With unmitigated surprise, I suddenly realized I’d been practicing a song on the piano that quintessentially expressed how I gained entry into show business, though there was no available proof that I could.
How about that, huh? Snatching a moment from his busy life for an expression of genuine wonder and amazement?
………………….……………
Okay, that’s enough.
People have frequently considered – often in front of my face – how I, a hopeless lump of helpless humanity, had, against all reasonable predictions, landed in a world of driven and determined competitors. Once, years after I had established myself as a recognized comedy-writer, a Canadian television executive proclaimed – walking across a crowded room to proclaim it,
“I can’t tell you how surprised we all are by your success.”
After placing a silent curse on his head, my second reaction was an acknowledging,
“You and me, both.”
Exiting law school after only six weeks, I appeared to all – including myself – to be perilously adrift, with no discernible idea of where I was headed.
(Though no expert in equine terminology, “headed” sounds to me like a “riding” allusion. You point your mount’s head in a certain direction, and that is exactly the direction it “heads.” Interesting. Though possibly untrue.)
Habitually, myhead pointed decisively – or, more accurately, indecisively – downward.
Someone recently asked me where I originally contracted the show business “bug.” My immediate reaction was camp, where I wrote and performed, to satisfying success.
But that’s camp, making me a “Rising Star” in Northern Ontario, though it’s no certain predictor of future endeavors. Ask former campers who were similarly bitten, now drilling people’s teeth and helping fill out their taxes. There are substantially more of them than there are me, many with, arguably, more formidable show biz abilities.
So yeah, there was camp. But that did not definitively get me from “there” to “here.”
What else could then explain where I wound up? (And don’t think I don’t ponder this unlikely trajectory. Of course, I ponder a lot of things. No answers. Just pondering.)

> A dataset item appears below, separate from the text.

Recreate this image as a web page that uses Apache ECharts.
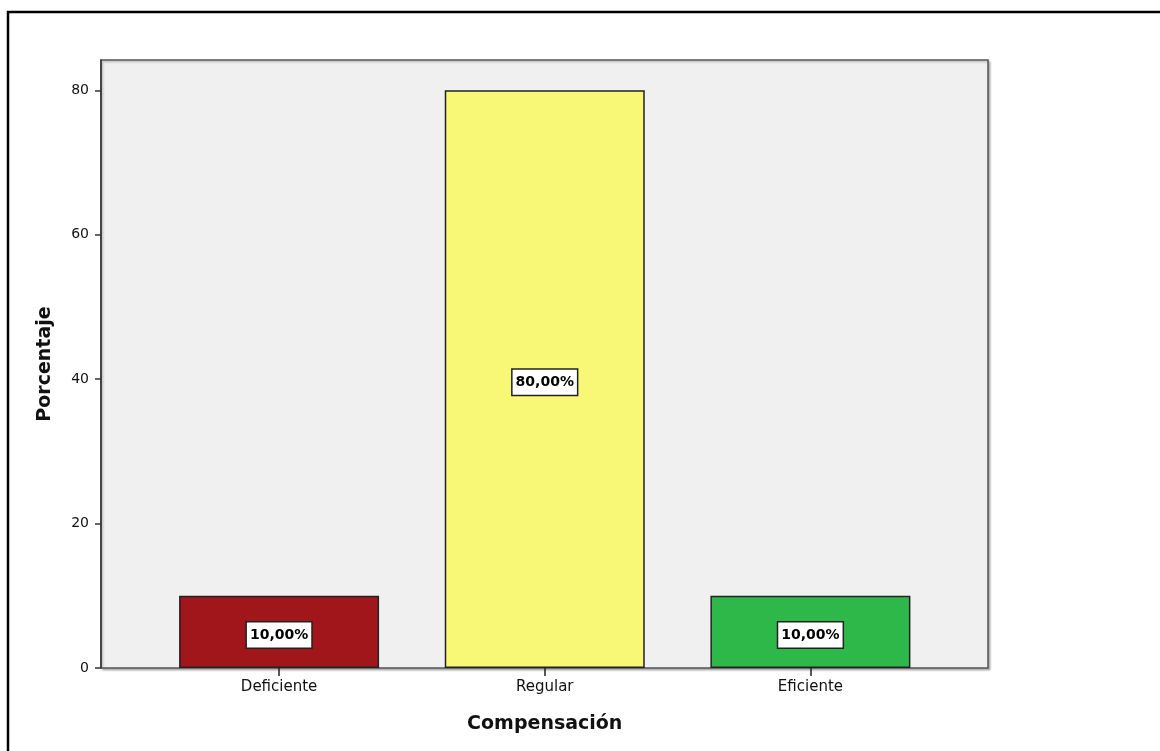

In my early adulthood, such as it was, I had my selected medley of encouraging “Brave Songs.” If you’re not particularly religious, and your family’s “Tough Love” admonition is, “Try something easier”, you need something to replace all the negative “Chuffa” – including my own – with unwavering belief. So I’d sing, to vinyl original cast recordings, uplifting anthems like,
“Stand well back I’m coming through
Nothing can stop me now…”
Songs that nurtured my teetering spirits. But, of course, it wasn’t enough. I was performing those songs in my bedroom. There were no agents, cruising the halls of our bungalow, no neighbors with their windows up going, “My sister-in-law’s nephew’s cousin knows this guy…”
I was loud. But I remained unheard.
Wanting to, but doing nothing about it? How would that possibly do the trick? I was a paralyzed dreamer, a traveler, with a colorful imagination but no ticket.
And that looked very much like how it would remain.
And yet… this happened. (Meaning, I did it.)
And I had no idea how.
Until, last weekend when, while casually walking beside the ocean, after many explanatorial “wrong turns”, the luminous message of a song I’ve been practicing burst into my consciousness, suddenly explaining it all.
And I mean everything.
How does a passive person lacking a plan wind up where he always secretly wanted to be? Perhaps I was stronger and more fiercely determined than I consciously recognized, I have sometimes conjectured. (The corroborating evidence here is spotty.)
Or maybe, one night, with ebbing hope and nothing to lose,
I must have apparently done this.
No embarrassing fervent imprecation. More a nudging, “Come on. What do you say?”
The clarifying ditty in question being the following:
(Written by Leigh Harline and Ned Washington.)
“When you wish upon a star
Makes no difference who you are
Anything your heart desires will come to you
If your heart is in your dream
No request is too extreme
When you wish upon a star as dreamers do
Fate is kind
She brings to those who love
The sweet fulfillment of
Your secret longing
Like a bolt out of the blue
Fate steps in and sees you through
When you wish upon a star
Your dream
Comes
True.”
And it worked.
And it worked.
I know it sounds crazy, but, word for illuminating word, that is the most plausible reason for what happened to date.
Not giving advice here. But if you should find yourself in a similar predicament,
Why not give it a try?
It worked for me.
It might work for you.
(Written in a particularly good mood.)